Pressure-induced Raman-active radial breathing mode transition in single-wall carbon nanotubes

Using classical constant-pressure molecular dynamics simulations and the force constants model, radial breathing mode (RBM) transition of single-wall carbon nanotubes under hydrostatic pressure is reported. With the pressure increased, the RBM shifts linearly toward higher frequency, and the RBM transition occurs at the same critical pressure as the structural transition. The group theory indicates that the RBMs are all Raman-active; however, due to the effect of the frequency transition and the electronic structure change for tube radial deformation, the Raman intensity of the modes becomes so weak as not to be experimentally detected, which is in agreement with a recent experiment by S. Lebedkin et al. [Phys. Rev.
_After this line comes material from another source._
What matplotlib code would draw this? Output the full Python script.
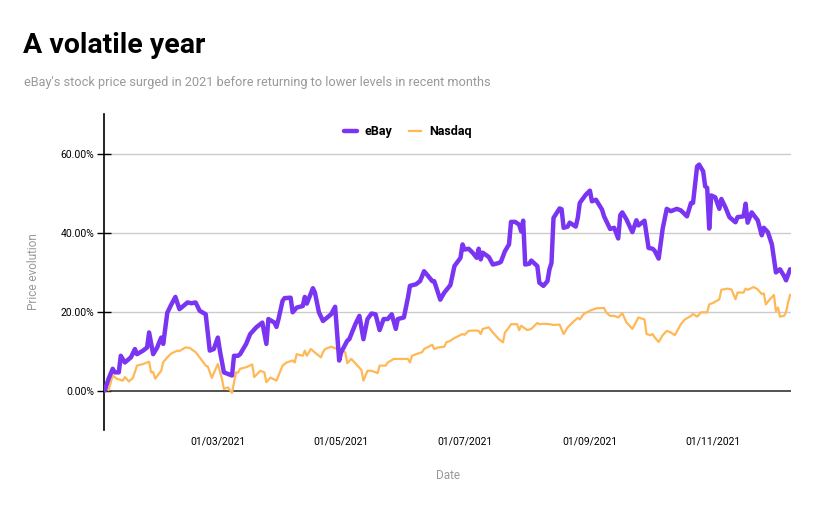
import numpy as np
import pandas as pd
import matplotlib
matplotlib.use("Agg")
import matplotlib.pyplot as plt
import matplotlib.dates as mdates
from matplotlib.ticker import FuncFormatter

start = pd.Timestamp("2021-01-04")

# days after 4 Jan 2021, price change in %
ebay_days = [0, 2, 4, 5, 7, 8, 10, 13, 15, 16, 19, 21, 22, 24, 26, 27, 28, 29, 31, 33,
             35, 37, 38, 41, 43, 45, 47, 50, 52, 54, 56, 57, 59, 61, 63, 64, 66, 67, 70, 72,
             75, 77, 78, 80, 81, 84, 85, 86, 88, 89, 92, 93, 95, 98, 99, 100, 103, 104, 106, 108,
             111, 112, 114, 116, 117, 120, 121, 124, 126, 128, 130, 132, 134, 136, 138, 140, 142, 144, 145, 148,
             150, 151, 154, 156, 158, 160, 162, 163, 166, 168, 171, 173, 175, 176, 177, 178, 180, 182, 184, 185,
             186, 187, 190, 192, 195, 196, 198, 200, 201, 203, 205, 206, 207, 208, 210, 211, 214, 215, 217, 219,
             220, 221, 222, 225, 226, 227, 229, 230, 233, 234, 235, 238, 240, 241, 243, 246, 247, 250, 252, 254,
             255, 256, 258, 261, 263, 264, 267, 269, 271, 272, 274, 276, 278, 280, 283, 285, 288, 290, 291, 293,
             294, 296, 297, 298, 299, 300, 302, 304, 305, 307, 309, 312, 313, 316, 317, 318, 320, 323, 325, 326,
             328, 330, 332, 334, 336, 337, 339]
ebay_vals = [0.0, 3.0, 5.5, 4.6, 4.6, 8.8, 7.1, 8.4, 10.5, 9.2, 10.1, 10.9, 14.7, 9.2, 10.9, 12.2, 13.4, 11.8, 19.7, 21.8,
             23.7, 20.6, 21.0, 22.3, 22.1, 22.3, 20.2, 19.3, 10.1, 10.5, 13.4, 10.1, 4.6, 4.2, 3.8, 8.8, 8.8, 9.2, 11.8, 14.3,
             16.0, 16.8, 17.2, 11.8, 18.1, 17.2, 16.1, 18.1, 22.7, 23.4, 23.5, 19.8, 21.0, 21.4, 23.7, 22.0, 25.9, 24.8, 19.8, 17.6,
             18.9, 19.3, 21.2, 7.6, 9.7, 12.6, 13.0, 16.8, 18.9, 13.0, 18.1, 19.5, 19.3, 15.3, 18.1, 18.1, 19.3, 15.6, 18.1, 18.5,
             23.5, 26.5, 26.9, 27.7, 30.2, 29.0, 27.7, 27.7, 23.0, 24.8, 26.7, 31.5, 32.9, 33.6, 37.0, 35.7, 35.9, 34.9, 33.6, 35.9,
             33.2, 34.9, 33.8, 31.9, 32.3, 32.6, 35.3, 37.0, 42.7, 42.7, 42.0, 40.3, 43.0, 31.9, 32.1, 32.9, 31.5, 27.3, 26.5, 27.7,
             30.7, 32.3, 43.7, 46.1, 45.9, 41.2, 41.5, 42.5, 41.5, 43.7, 47.5, 49.6, 50.6, 47.9, 48.3, 45.8, 44.1, 40.9, 41.2, 38.5,
             44.4, 45.1, 43.4, 40.1, 43.1, 41.8, 43.0, 36.1, 35.9, 35.4, 33.4, 41.0, 46.0, 45.4, 46.0, 45.6, 44.1, 47.5, 47.5, 56.7,
             57.2, 55.5, 51.7, 51.3, 41.0, 49.4, 48.9, 46.0, 48.5, 46.4, 43.9, 42.6, 43.9, 44.1, 47.3, 42.5, 45.1, 43.1, 39.3, 41.2,
             40.1, 37.0, 29.9, 30.7, 29.0, 27.9, 30.7]

nasdaq_days = [0, 1, 2, 4, 6, 9, 10, 12, 14, 16, 19, 22, 23, 24, 25, 28, 29, 31, 33, 36,
               37, 40, 42, 45, 47, 50, 51, 53, 56, 58, 59, 61, 63, 65, 66, 67, 70, 73, 74, 77,
               79, 80, 82, 85, 88, 90, 93, 94, 95, 98, 99, 100, 102, 105, 107, 108, 109, 112, 113, 115,
               117, 119, 120, 122, 125, 127, 128, 130, 132, 135, 136, 139, 140, 143, 146, 150, 151, 152, 154, 157,
               158, 161, 162, 163, 165, 168, 169, 171, 173, 177, 178, 180, 183, 185, 186, 187, 190, 192, 195, 197,
               198, 200, 201, 204, 205, 206, 209, 211, 214, 215, 218, 220, 222, 225, 227, 229, 232, 234, 235, 237,
               240, 243, 247, 248, 250, 252, 254, 256, 258, 261, 264, 267, 268, 270, 271, 272, 274, 276, 278, 280,
               282, 285, 287, 290, 291, 293, 295, 298, 299, 301, 304, 305, 308, 310, 312, 313, 316, 317, 318, 321,
               323, 325, 326, 327, 329, 331, 332, 333, 334, 336, 337, 338, 339]
nasdaq_vals = [0.0, 0.8, 0.1, 3.8, 3.0, 2.5, 3.4, 2.3, 3.2, 6.3, 6.7, 7.3, 4.6, 4.7, 3.0, 5.0, 7.2, 8.4, 9.4, 10.1,
               10.0, 10.9, 10.8, 9.7, 8.4, 6.3, 6.1, 3.2, 6.7, 3.0, 0.4, 0.8, -0.6, 4.6, 4.5, 5.5, 5.9, 6.6, 3.4, 5.0,
               4.6, 2.1, 3.3, 2.5, 6.3, 7.1, 7.6, 7.1, 9.2, 8.8, 10.1, 8.8, 10.5, 9.2, 8.4, 9.7, 10.5, 11.1, 10.9, 10.5,
               10.1, 9.7, 6.9, 8.0, 6.3, 5.2, 2.5, 5.0, 5.0, 4.4, 6.3, 6.3, 7.1, 8.0, 8.0, 8.0, 7.1, 8.8, 9.2, 9.7,
               10.5, 11.3, 11.6, 10.5, 10.9, 11.1, 12.2, 12.6, 13.3, 14.3, 14.1, 15.1, 15.2, 15.1, 14.3, 15.6, 16.0, 14.7, 13.0, 12.2,
               14.7, 16.0, 16.8, 16.8, 15.3, 16.4, 15.3, 15.6, 17.1, 16.8, 16.9, 16.8, 16.6, 16.7, 14.3, 16.0, 17.5, 18.4, 18.0, 19.4,
               20.2, 20.8, 20.9, 19.8, 18.9, 18.9, 18.5, 19.6, 17.3, 15.6, 18.5, 18.0, 14.3, 14.0, 14.3, 13.5, 12.3, 14.0, 15.1, 14.7,
               14.0, 16.8, 18.0, 18.9, 19.4, 18.7, 19.8, 19.8, 21.8, 22.2, 23.1, 25.5, 25.8, 25.6, 23.1, 24.8, 24.8, 25.8, 25.5, 26.2,
               25.6, 24.4, 24.6, 21.8, 23.1, 24.2, 20.1, 21.0, 18.7, 18.9, 19.8, 22.3, 24.2]

tick_dates = ["2021-03-01", "2021-05-01", "2021-07-01", "2021-09-01", "2021-11-01"]
y_ticks = [0, 20, 40, 60]

ebay_dates = start + pd.to_timedelta(ebay_days, unit="D")
nasdaq_dates = start + pd.to_timedelta(nasdaq_days, unit="D")

plt.rcParams["font.family"] = ["Roboto", "DejaVu Sans"]

fig = plt.figure(figsize=(8.17, 5.08), dpi=100)
ax = fig.add_axes([0.1273, 0.1535, 0.8410, 0.6220])

purple = "#7a35f2"
orange = "#ffb856"

ax.plot(nasdaq_dates, nasdaq_vals, color=orange, lw=1.6, label="Nasdaq", zorder=3,
        solid_joinstyle="round")
ax.plot(ebay_dates, ebay_vals, color=purple, lw=3.2, label="eBay", zorder=4,
        solid_joinstyle="round", solid_capstyle="round")

ax.set_ylim(-10, 70)
ax.set_xlim(start - pd.Timedelta(days=0.3), start + pd.Timedelta(days=339.5))

ax.set_yticks(y_ticks)
ax.yaxis.set_major_formatter(FuncFormatter(lambda v, p: f"{v:.2f}%"))
ax.set_xticks(pd.to_datetime(tick_dates))
ax.xaxis.set_major_formatter(mdates.DateFormatter("%d/%m/%Y"))

for v in y_ticks[1:]:
    ax.axhline(v, color="#cccccc", lw=1, zorder=1)
ax.axhline(0, color="#333333", lw=1.2, zorder=2)

for s in ["top", "right", "bottom"]:
    ax.spines[s].set_visible(False)
ax.spines["left"].set_color("black")
ax.spines["left"].set_linewidth(1.2)

ax.tick_params(axis="y", direction="inout", length=10, width=1, labelsize=7.5, pad=2)
ax.tick_params(axis="x", length=0, labelsize=7.5, pad=5)

ax.set_ylabel("Price evolution", color="#999999", fontsize=8.5, labelpad=15)
ax.set_xlabel("Date", color="#999999", fontsize=8.5, labelpad=16)

handles, labels = ax.get_legend_handles_labels()
leg = ax.legend(handles[::-1], labels[::-1], loc="upper center", bbox_to_anchor=(0.4425, 1.0),
                ncol=2, frameon=False, handlelength=1.0, handletextpad=0.65, columnspacing=1.3,
                prop={"weight": "bold", "size": 9})

fig.text(0.028, 0.895, "A volatile year", fontsize=20.5, fontweight="bold", color="black")
fig.text(0.029, 0.83, "eBay's stock price surged in 2021 before returning to lower levels in recent months",
         fontsize=9.2, color="#999999")

fig.savefig("out.png", dpi=100)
B 73, 094109 (2006)]. Furthermore, the calculated RBM transition pressure is well fitted to the cube of diameter $(\sim 1∕d^3)$.

Figure 1

Calculated volume [scaled by the volume at zero pressure $V_0=1772{\mathrm{\AA }}^3$ for (10,10) tube and $V_0=1027{\mathrm{\AA }}^3$ for (10,0) tube, respectively] and energy as a function of pressure for (10,10) (line with quadrangle), (10,0) (line with circle), and (4,8) (line with triangle) SWNTs at $300\mathrm{K}$ with transition at 1.06, 5.50, and $4.70\mathrm{GPa}$, respectively.

Figure 2

The calculated RBM frequency vs pressure for (10,10) and (10,0) SWNTs at $300\mathrm{K}$. A pressure-induced RBM frequency transition occurs at 1.06 and $5.50\mathrm{GPa}$, exactly where the structure transition occurs.

Figure 3

The atomic displacement patterns of RBMs for (10,10) SWNT at selected pressures of 0.90, 1.06, 1.10, 1.15, 1.20, and $1.25\mathrm{GPa}$. The calculated atomic displacements of the atoms are depicted by arrows. $a_1$, $a_2$, and $b_1$, ${\mathrm{b}}_2$ are marked in the short and long axes of the oval shape at $1.20\mathrm{GPa}$, respectively.

Figure 4

The calculated amplitudes of unit cell atoms arranged in a line for (10,10) SWNT at selected pressures of 0.90, 1.06, 1.10, 1.20, and $1.25\mathrm{GPa}$. Dotted lines sign the atomic positions with amplitudes changing obviously as $a_1$, $a_2$, and $b_1$, $b_2$, which correspond to the short and long axes of an elliptical shape in Fig. 3 (see $1.20\mathrm{GPa}$).

Figure 5

The calculated RBM transition pressure vs the diameter for $(n,n)$, $(n,0)$, $(n,2n)$ SWNTs at $300\mathrm{K}$. The transition pressure can be well fitted to $\sim 1∕d^3$ for the line with triangle, circle, and quadrangle. The inset pattern shows that the transition pressure is the direct proportion of the inverse of $d^3$.